The final part, "Ethos and Argument," turns to the ethical dimensions of argument itself. Engaging with pragmatism, Foucault's later writings, and proceduralist political thought, Anderson contends that rational discourse should be understood not simply as a logical operation but as a cultivated ethos—an ongoing commitment to openness, reflexivity, and principled disagreement.

==Reviews==
In her review of the book, Lauren M. E. Goodlad stressed Anderson's incisive and often "dazzling, razor-sharp analyses" of feminism, cosmopolitanism, and postmodern critique, and supported the book's central argument that theory remains "alive if unwell" amid a cultural shift away from rational argumentation. Goodlad commended Anderson's advocacy of a proceduralist ethos rooted in Habermasian communicative ethics, which repositions argument itself as a form of ethical practice. At the same time, she raised concerns about Anderson's tendency to frame critiques of Habermas—especially those from poststructuralist scholars such as Saba Mahmood and Wendy Brown—as mere characterological prejudice, thereby risking the dismissal of serious philosophical challenges. Goodlad also noted that the book's recurring focus on the Foucault/Habermas binary may limit its scope by foreclosing alternative lines of critique.
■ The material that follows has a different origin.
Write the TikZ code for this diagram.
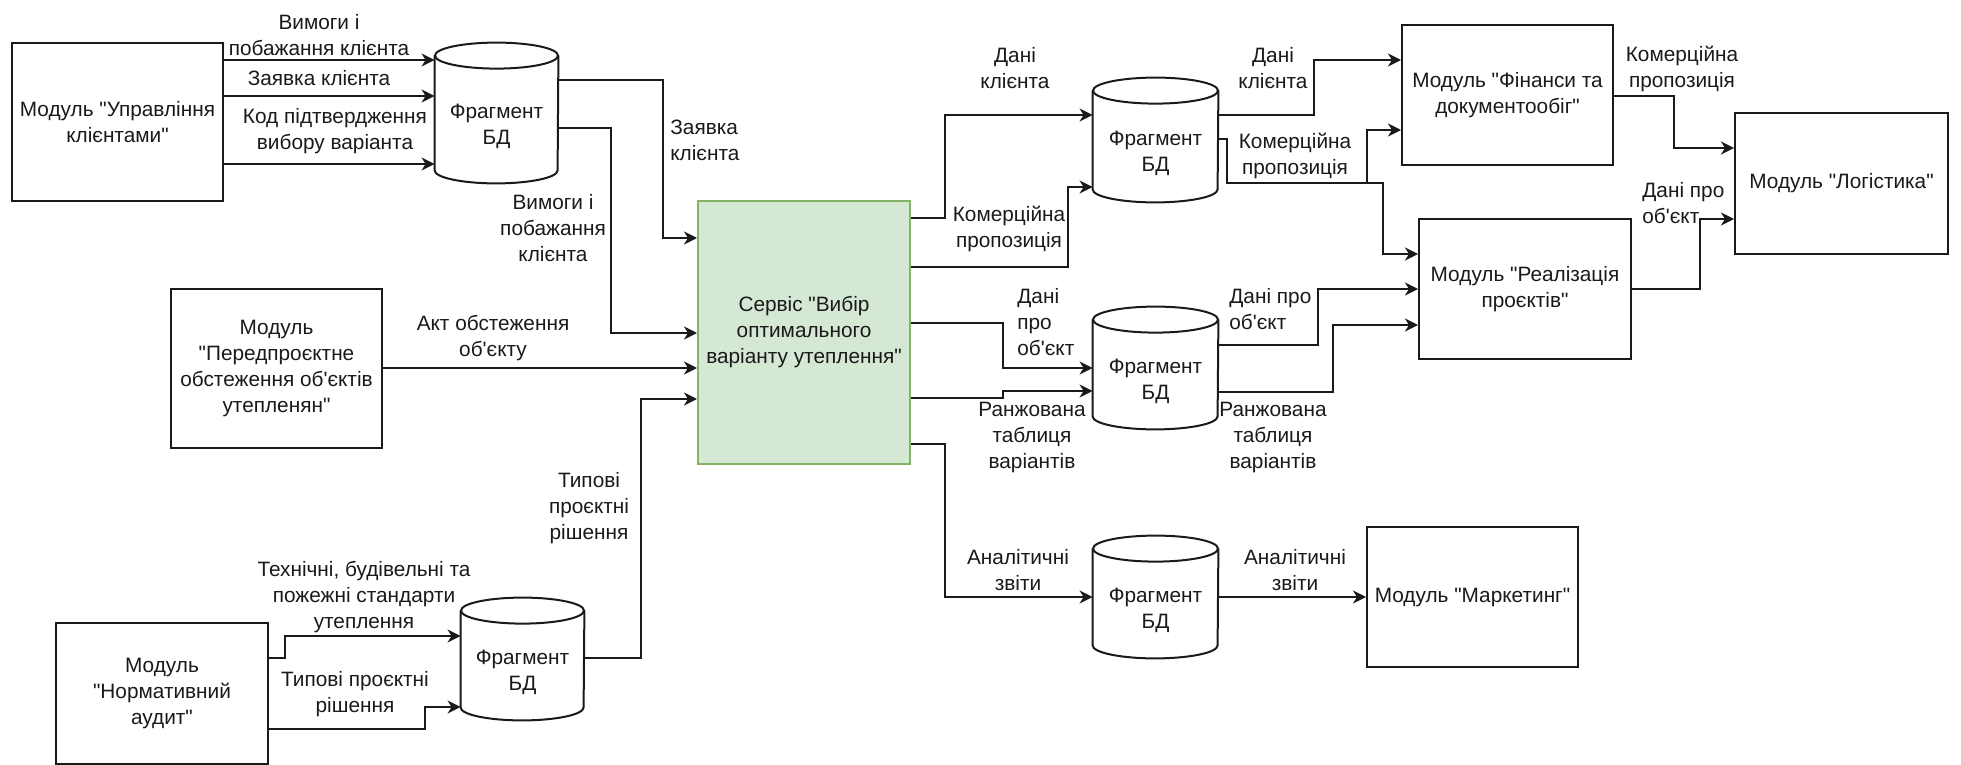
\documentclass[tikz,border=0pt]{standalone}
\usepackage{fontspec}
\newfontfamily\lblfam{Liberation Sans}
\usetikzlibrary{arrows.meta}
\newcommand\lbltext{\lblfam\fontsize{10.4pt}{13pt}\selectfont}
\definecolor{svcfill}{HTML}{D5E8D4}
\definecolor{svcline}{HTML}{82B366}
\definecolor{ink}{HTML}{1A1A1A}

% database cylinder drawn around a (borderless) rectangle node
\newcommand\dbcyl[2]{%
  \draw[dbline] ([yshift=-6.5pt]#1.north west) -- ([yshift=6.5pt]#1.south west)
    arc[start angle=180,end angle=360,x radius=#2,y radius=6.5pt]
    -- ([yshift=-6.5pt]#1.north east);
  \draw[dbline] ([yshift=-6.5pt]#1.north) ellipse[x radius=#2,y radius=6.5pt];
}

\tikzset{
  txt/.style={font=\lbltext, text=ink, align=center, inner sep=0pt},
  modbox/.style={draw=ink, line width=1pt, fill=white, font=\lbltext, text=ink,
                 align=center, inner sep=0pt},
  svcbox/.style={modbox, draw=svcline, fill=svcfill},
  db/.style={inner sep=0pt, fill=white},
  dbline/.style={draw=ink, line width=1pt},
  flow/.style={draw=ink, line width=1.1pt,
               -{Stealth[length=6.5pt,width=6.5pt,inset=2pt]}},
}

\begin{document}
\begin{tikzpicture}[x=0.5pt,y=-0.5pt]
\fill[white] (0,0) rectangle (1961,765);
\useasboundingbox (0,0) rectangle (1961,765);

% modules
\node[modbox, minimum width=105.5pt, minimum height=79pt] (m1) at (117.5,122)
  {Модуль "Управління\\клієнтами"};
\node[modbox, minimum width=105.5pt, minimum height=79.5pt] (m2) at (276.5,368.5)
  {Модуль\\"Передпроєктне\\обстеження об'єктів\\утепленян"};
\node[modbox, minimum width=106pt, minimum height=70.5pt] (m3) at (162,693.5)
  {Модуль\\"Нормативний\\аудит"};
\node[svcbox, minimum width=106pt, minimum height=131.5pt] (svc) at (804,332.5)
  {Сервіс "Вибір\\оптимального\\варіанту утеплення"};
\node[modbox, minimum width=105.5pt, minimum height=70pt] (fin) at (1507.5,95)
  {Модуль "Фінанси та\\документообіг"};
\node[modbox, minimum width=106.5pt, minimum height=70.5pt] (log) at (1841.5,183.5)
  {Модуль "Логістика"};
\node[modbox, minimum width=106pt, minimum height=70pt] (real) at (1525,289)
  {Модуль "Реалізація\\проєктів"};
\node[modbox, minimum width=105.5pt, minimum height=70pt] (mkt) at (1472.5,597)
  {Модуль "Маркетинг"};

% database fragments
\node[db, minimum width=61.5pt, minimum height=70pt] (d1) at (496.5,113) {};
\node[db, minimum width=62.5pt, minimum height=62pt] (d2) at (1155.5,140) {};
\node[db, minimum width=62.5pt, minimum height=61pt] (d3) at (1155.5,368) {};
\node[db, minimum width=62.5pt, minimum height=61pt] (d4) at (1155.5,597) {};
\node[db, minimum width=61.5pt, minimum height=61pt] (d5) at (522.5,659) {};
\dbcyl{d1}{30.75pt}
\dbcyl{d2}{31.25pt}
\dbcyl{d3}{31.25pt}
\dbcyl{d4}{31.25pt}
\dbcyl{d5}{30.75pt}
\node[txt] (d1t) at ([yshift=-6.5pt]d1.center) {Фрагмент\\БД};
\node[txt] (d2t) at ([yshift=-6.5pt]d2.center) {Фрагмент\\БД};
\node[txt] (d3t) at ([yshift=-6.5pt]d3.center) {Фрагмент\\БД};
\node[txt] (d4t) at ([yshift=-6.5pt]d4.center) {Фрагмент\\БД};
\node[txt] (d5t) at ([yshift=-6.5pt]d5.center) {Фрагмент\\БД};

% client management -> DB
\draw[flow] (m1.east |- 0,60) -- (d1.west |- 0,60);
\draw[flow] (m1.east |- 0,96) -- (d1.west |- 0,96);
\draw[flow] (m1.east |- 0,164) -- (d1.west |- 0,164);
% DB -> service
\draw[flow] (d1.east |- 0,80) -| (663,238) -- (svc.west |- 0,238);
\draw[flow] (d1.east |- 0,128) -| (611,333) -- (svc.west |- 0,333);
\draw[flow] (m2.east |- 0,368) -- (svc.west |- 0,368);
% normative audit -> DB -> service
\draw[flow] (m3.east |- 0,658) -| (285,636) -- (d5.west |- 0,636);
\draw[flow] (m3.east |- 0,729) -| (425,707) -- (d5.west |- 0,707);
\draw[flow] (d5.east |- 0,658) -| (641,399) -- (svc.west |- 0,399);
% service -> DB fragments
\draw[flow] (svc.east |- 0,218) -| (945,115) -- (d2.west |- 0,115);
\draw[flow] (svc.east |- 0,267) -| (1068,187) -- (d2.west |- 0,187);
\draw[flow] (svc.east |- 0,323) -| (1003,368) -- (d3.west |- 0,368);
\draw[flow] (svc.east |- 0,398) -| (1003,391) -- (d3.west |- 0,391);
\draw[flow] (svc.east |- 0,444) -| (945,597) -- (d4.west |- 0,597);
% DB fragments -> modules
\draw[flow] (d2.east |- 0,115) -| (1314,60) -- (fin.west |- 0,60);
\draw[flow] (d2.east |- 0,139) -| (1227,183) -| (1367,130) -- (fin.west |- 0,130);
\draw[flow] (d2.east |- 0,139) -| (1227,183) -| (1383,254) -- (real.west |- 0,254);
\draw[flow] (d3.east |- 0,345) -| (1318,289) -- (real.west |- 0,289);
\draw[flow] (d3.east |- 0,392) -| (1333,325) -- (real.west |- 0,325);
\draw[flow] (d4.east |- 0,597) -- (mkt.west |- 0,597);
% modules -> logistics
\draw[flow] (fin.east |- 0,96) -| (1674,148) -- (log.west |- 0,148);
\draw[flow] (real.east |- 0,289) -| (1700,219) -- (log.west |- 0,219);

% connector labels
\node[txt] (l1) at (319,35) {Вимоги і\\побажання клієнта};
\node[txt] (l2) at (319,78) {Заявка клієнта};
\node[txt] (l3) at (335,131) {Код підтвердження\\вибору варіанта};
\node[txt, anchor=west, align=left] (l4) at (670,140) {Заявка\\клієнта};
\node[txt] (l5) at (553,228) {Вимоги і\\побажання\\клієнта};
\node[txt] (l6) at (493,338) {Акт обстеження\\об'єкту};
\node[txt] (l7) at (1015,68) {Дані\\клієнта};
\node[txt] (l8) at (1009,229) {Комерційна\\пропозиція};
\node[txt, anchor=west, align=left] (l9) at (1017,322) {Дані\\про\\об'єкт};
\node[txt] (l10) at (1032,438) {Ранжована\\таблиця\\варіантів};
\node[txt] (l11) at (1018,570) {Аналітичні\\звіти};
\node[txt] (l12) at (1273,68) {Дані\\клієнта};
\node[txt] (l13) at (1295,156) {Комерційна\\пропозиція};
\node[txt, anchor=west, align=left] (l14) at (1229,309) {Дані про\\об'єкт};
\node[txt] (l15) at (1273,438) {Ранжована\\таблиця\\варіантів};
\node[txt] (l16) at (1295,570) {Аналітичні\\звіти};
\node[txt] (l17) at (1682,69) {Комерційна\\пропозиція};
\node[txt, anchor=west, align=left] (l18) at (1642,203) {Дані про\\об'єкт};
\node[txt] (l19) at (589,508) {Типові\\проєктні\\рішення};
\node[txt] (l20) at (364,597) {Технічні, будівельні та\\пожежні стандарти\\утеплення};
\node[txt] (l21) at (355,694) {Типові проєктні\\рішення};
\end{tikzpicture}
\end{document}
Scott F. Crider praised Anderson's theoretical sophistication in refining and restoring liberal principles of freedom, universalism, and reason through her advocacy of Habermasian "communicative ethics," calling her work "refreshing" and finding himself "inspired by Anderson's arguments and her example" on philosophical grounds. Crider particularly commended Part III, where Anderson studies ethos as a corrective to both procedural rationalism and identity politics, reframing argument itself as an ethical practice. While commending Anderson as "a model of ethical intellectual engagement" whose paraphrases were "always clear and usually measured," Crider worried that the book exemplified how literary critics had forfeited their responsibility to defend poetry. He said that although the book succeeded as rhetorical analysis and theoretical defense, it gave him "pause" as an instance of literary study at a time when people read less imaginative literature.
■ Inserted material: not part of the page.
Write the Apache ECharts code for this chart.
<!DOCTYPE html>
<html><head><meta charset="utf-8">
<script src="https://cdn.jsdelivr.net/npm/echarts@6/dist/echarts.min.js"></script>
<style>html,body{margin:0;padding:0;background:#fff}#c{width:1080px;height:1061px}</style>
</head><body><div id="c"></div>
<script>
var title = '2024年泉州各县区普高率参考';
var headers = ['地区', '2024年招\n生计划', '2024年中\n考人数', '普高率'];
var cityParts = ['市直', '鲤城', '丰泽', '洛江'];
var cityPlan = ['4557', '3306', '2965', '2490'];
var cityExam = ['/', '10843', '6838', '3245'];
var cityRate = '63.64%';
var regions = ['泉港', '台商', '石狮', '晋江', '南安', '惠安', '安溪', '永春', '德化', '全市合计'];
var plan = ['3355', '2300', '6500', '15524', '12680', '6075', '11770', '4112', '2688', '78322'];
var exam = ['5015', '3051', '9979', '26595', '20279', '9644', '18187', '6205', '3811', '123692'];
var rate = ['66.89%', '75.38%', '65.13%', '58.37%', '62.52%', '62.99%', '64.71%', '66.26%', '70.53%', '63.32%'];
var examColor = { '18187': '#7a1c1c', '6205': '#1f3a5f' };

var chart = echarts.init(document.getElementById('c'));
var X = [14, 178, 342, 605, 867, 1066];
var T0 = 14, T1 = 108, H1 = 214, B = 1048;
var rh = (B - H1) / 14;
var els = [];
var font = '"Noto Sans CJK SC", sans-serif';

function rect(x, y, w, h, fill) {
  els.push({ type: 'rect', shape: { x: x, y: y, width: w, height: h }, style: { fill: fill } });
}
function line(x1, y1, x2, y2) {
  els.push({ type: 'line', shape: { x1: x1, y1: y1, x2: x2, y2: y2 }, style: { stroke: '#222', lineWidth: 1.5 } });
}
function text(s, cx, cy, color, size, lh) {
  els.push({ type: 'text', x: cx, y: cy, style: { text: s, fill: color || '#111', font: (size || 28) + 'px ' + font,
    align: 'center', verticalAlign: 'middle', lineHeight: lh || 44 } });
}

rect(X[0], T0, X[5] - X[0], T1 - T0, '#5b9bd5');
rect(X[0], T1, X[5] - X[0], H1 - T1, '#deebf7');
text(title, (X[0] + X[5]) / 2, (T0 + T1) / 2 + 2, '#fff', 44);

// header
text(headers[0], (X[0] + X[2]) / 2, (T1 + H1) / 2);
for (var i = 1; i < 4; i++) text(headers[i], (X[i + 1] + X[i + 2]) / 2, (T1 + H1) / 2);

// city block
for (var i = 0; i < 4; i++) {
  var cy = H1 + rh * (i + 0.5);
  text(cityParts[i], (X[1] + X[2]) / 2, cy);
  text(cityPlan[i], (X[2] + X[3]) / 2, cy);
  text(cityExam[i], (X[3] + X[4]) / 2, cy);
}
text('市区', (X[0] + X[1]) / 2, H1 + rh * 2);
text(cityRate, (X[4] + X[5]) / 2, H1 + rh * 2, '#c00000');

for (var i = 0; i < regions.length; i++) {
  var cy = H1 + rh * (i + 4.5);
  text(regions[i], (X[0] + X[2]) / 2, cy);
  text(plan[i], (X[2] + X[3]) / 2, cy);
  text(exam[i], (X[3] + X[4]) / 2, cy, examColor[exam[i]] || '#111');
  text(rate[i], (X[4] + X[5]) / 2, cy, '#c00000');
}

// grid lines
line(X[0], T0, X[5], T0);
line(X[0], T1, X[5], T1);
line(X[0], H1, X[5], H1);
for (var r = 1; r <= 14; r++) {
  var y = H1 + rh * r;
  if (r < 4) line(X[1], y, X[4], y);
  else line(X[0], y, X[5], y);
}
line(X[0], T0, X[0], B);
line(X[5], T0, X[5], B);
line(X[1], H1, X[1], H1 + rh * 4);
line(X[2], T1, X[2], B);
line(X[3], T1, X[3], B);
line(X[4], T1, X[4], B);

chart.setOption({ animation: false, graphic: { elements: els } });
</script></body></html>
David Wayne Thomas said the work offers "a less predictable and more constructive undertaking" than typical critiques of theory, and emphasized Anderson's effort to reframe academic discourse through renewed commitment to rational argument, intersubjective engagement, and liberal universalism. Thomas appreciated her challenge to the theoretical community's reflexive rejection of Enlightenment concepts, and observed that she articulated "an affirmative vision of rational inquiry and debate" drawn from the Kantian-Habermasian tradition. Thomas found particularly compelling Anderson's treatment of the supposed opposition between ethos and rational argument, especially her demonstration that Habermasian theory offered its own vision of ethos. He stressed Anderson's central claim that "rational argument is an ethos"—an identity-forming practice rather than a denial of identity—viewing this as a coherent response to various theoretical accounts arrayed against the liberal tradition. While acknowledging that some readers might struggle with the implications of seeing "seeking as a way of being and disembedding as a form of embeddedness," Thomas thought that Anderson had powerfully outlined how theorists might move beyond entrenched binaries and "staling oppositions" that had reinforced a static discourse of theory. He characterized her as "a brilliant reader and arguer" whose respectful yet critical approach embodied the very ethos of argument she advocated, offering a means of self-clarification and democratic engagement.